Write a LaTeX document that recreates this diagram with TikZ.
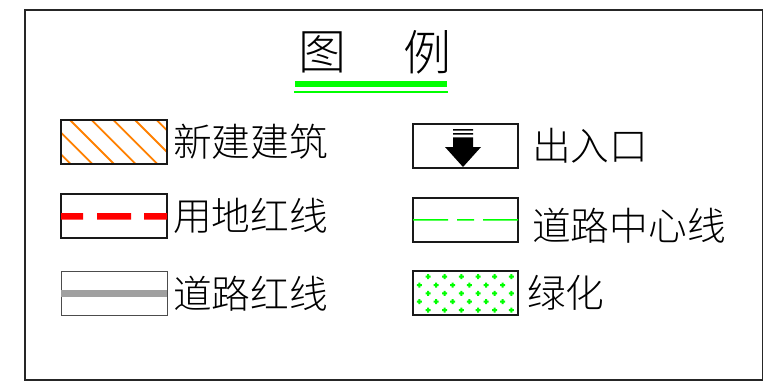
\documentclass[tikz,border=0pt]{standalone}
\usepackage{fontspec}
\newfontfamily\cjk{Noto Sans CJK SC Light}
\definecolor{hatch}{HTML}{FF8000}
\definecolor{gline}{HTML}{00FF00}
\definecolor{groad}{HTML}{A0A0A0}
\tikzset{
  legendbox/.style={draw=black!90,line width=2pt,minimum width=105pt,minimum height=44pt,inner sep=0pt,outer sep=0pt,anchor=north west},
  lab/.style={font=\cjk\fontsize{38.7}{38.7}\selectfont,anchor=west,inner sep=0pt,text=black},
  titlelab/.style={font=\cjk\fontsize{48}{48}\selectfont,anchor=center,inner sep=0pt,text=black},
  hatchline/.style={draw=hatch,line width=1.8pt},
}
\newcommand{\plusat}[2]{\fill[gline] (#1-2.5,#2-1) rectangle (#1+2.5,#2+1) (#1-1,#2-2.5) rectangle (#1+1,#2+2.5);}
\begin{document}
\begin{tikzpicture}[x=1pt,y=-1pt]
\useasboundingbox (0,0) rectangle (763,383);
\draw[black!85,line width=1.4pt] (25,10) rectangle (762.2,380);
% title
\node[titlelab] (t1) at (322,52) {图};
\node[titlelab] (t2) at (427,52) {例};
\fill[gline] (294.7,80.7) rectangle (447.3,86.7);
\fill[gline] (294,90.9) rectangle (448,92.6);
% hatch box
\begin{scope}
\clip (61,120) rectangle (167,164);
\foreach \x in {70,91.7,113.3,135,156.7,48.4,26.7}
  \draw[hatchline] (\x,120)--(\x+44,164);
\end{scope}
\node[legendbox,minimum width=106pt] (a) at (61,120) {};
\node[lab] (la) at (173,142) {新建建筑};
% red
\node[legendbox,minimum width=106pt] (b) at (61,194) {};
\fill[red] (61,213) rectangle (83,219.5) (97,213) rectangle (131,219.5) (144,213) rectangle (167,219.5);
\node[lab] (lb) at (173,216) {用地红线};
% grey
\node[legendbox,minimum width=106pt,line width=1pt,draw=black!70] (c) at (61,271) {};
\fill[groad] (61,290.3) rectangle (167,296.5);
\node[lab] (lc) at (173,294) {道路红线};
% entrance
\node[legendbox] (d) at (413,124) {};
\fill[black] (453,129) rectangle (473,130.5) (453,133) rectangle (473,134.5) (453,137.3) rectangle (473,147);
\fill[black] (445,147)--(481,147)--(463,167)--cycle;
\node[lab] (ld) at (532,146) {出入口};
% centre line
\node[legendbox] (e) at (413,198) {};
\fill[gline] (413,219) rectangle (448,220.5) (457,219) rectangle (474,220.5) (483,219) rectangle (518,220.5);
\node[lab] (le) at (532,226) {道路中心线};
% green
\node[legendbox] (f) at (413,271) {};
\foreach \y in {276.7,293.3,310} \foreach \x in {428,444.7,461.3,478,494.7,511.3} {\plusat{\x}{\y}}
\foreach \y in {285,301.7} \foreach \x in {419.3,436,452.7,469.3,486,502.7} {\plusat{\x}{\y}}
\node[lab] (lf) at (527,293) {绿化};
\end{tikzpicture}
\end{document}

--- --- ---

■ **Instruction**
All of the data needs repeating exactly, but the pictures do not.

■ **Completed exercise**
Write a LaTeX document that recreates this diagram with TikZ.
\documentclass[tikz,border=0pt]{standalone}
\usepackage{fontspec}
\newfontfamily\cjk{Noto Sans CJK SC Light}
\definecolor{hatch}{HTML}{FF8000}
\definecolor{gline}{HTML}{00FF00}
\definecolor{groad}{HTML}{A0A0A0}
\tikzset{
  legendbox/.style={draw=black!90,line width=2pt,minimum width=105pt,minimum height=44pt,inner sep=0pt,outer sep=0pt,anchor=north west},
  lab/.style={font=\cjk\fontsize{38.7}{38.7}\selectfont,anchor=west,inner sep=0pt,text=black},
  titlelab/.style={font=\cjk\fontsize{48}{48}\selectfont,anchor=center,inner sep=0pt,text=black},
  hatchline/.style={draw=hatch,line width=1.8pt},
}
\newcommand{\plusat}[2]{\fill[gline] (#1-2.5,#2-1) rectangle (#1+2.5,#2+1) (#1-1,#2-2.5) rectangle (#1+1,#2+2.5);}
\begin{document}
\begin{tikzpicture}[x=1pt,y=-1pt]
\useasboundingbox (0,0) rectangle (763,383);
\draw[black!85,line width=1.4pt] (25,10) rectangle (762.2,380);
% title
\node[titlelab] (t1) at (322,52) {图};
\node[titlelab] (t2) at (427,52) {例};
\fill[gline] (294.7,80.7) rectangle (447.3,86.7);
\fill[gline] (294,90.9) rectangle (448,92.6);
% hatch box
\begin{scope}
\clip (61,120) rectangle (167,164);
\foreach \x in {70,91.7,113.3,135,156.7,48.4,26.7}
  \draw[hatchline] (\x,120)--(\x+44,164);
\end{scope}
\node[legendbox,minimum width=106pt] (a) at (61,120) {};
\node[lab] (la) at (173,142) {新建建筑};
% red
\node[legendbox,minimum width=106pt] (b) at (61,194) {};
\fill[red] (61,213) rectangle (83,219.5) (97,213) rectangle (131,219.5) (144,213) rectangle (167,219.5);
\node[lab] (lb) at (173,216) {用地红线};
% grey
\node[legendbox,minimum width=106pt,line width=1pt,draw=black!70] (c) at (61,271) {};
\fill[groad] (61,290.3) rectangle (167,296.5);
\node[lab] (lc) at (173,294) {道路红线};
% entrance
\node[legendbox] (d) at (413,124) {};
\fill[black] (453,129) rectangle (473,130.5) (453,133) rectangle (473,134.5) (453,137.3) rectangle (473,147);
\fill[black] (445,147)--(481,147)--(463,167)--cycle;
\node[lab] (ld) at (532,146) {出入口};
% centre line
\node[legendbox] (e) at (413,198) {};
\fill[gline] (413,219) rectangle (448,220.5) (457,219) rectangle (474,220.5) (483,219) rectangle (518,220.5);
\node[lab] (le) at (532,226) {道路中心线};
% green
\node[legendbox] (f) at (413,271) {};
\foreach \y in {276.7,293.3,310} \foreach \x in {428,444.7,461.3,478,494.7,511.3} {\plusat{\x}{\y}}
\foreach \y in {285,301.7} \foreach \x in {419.3,436,452.7,469.3,486,502.7} {\plusat{\x}{\y}}
\node[lab] (lf) at (527,293) {绿化};
\end{tikzpicture}
\end{document}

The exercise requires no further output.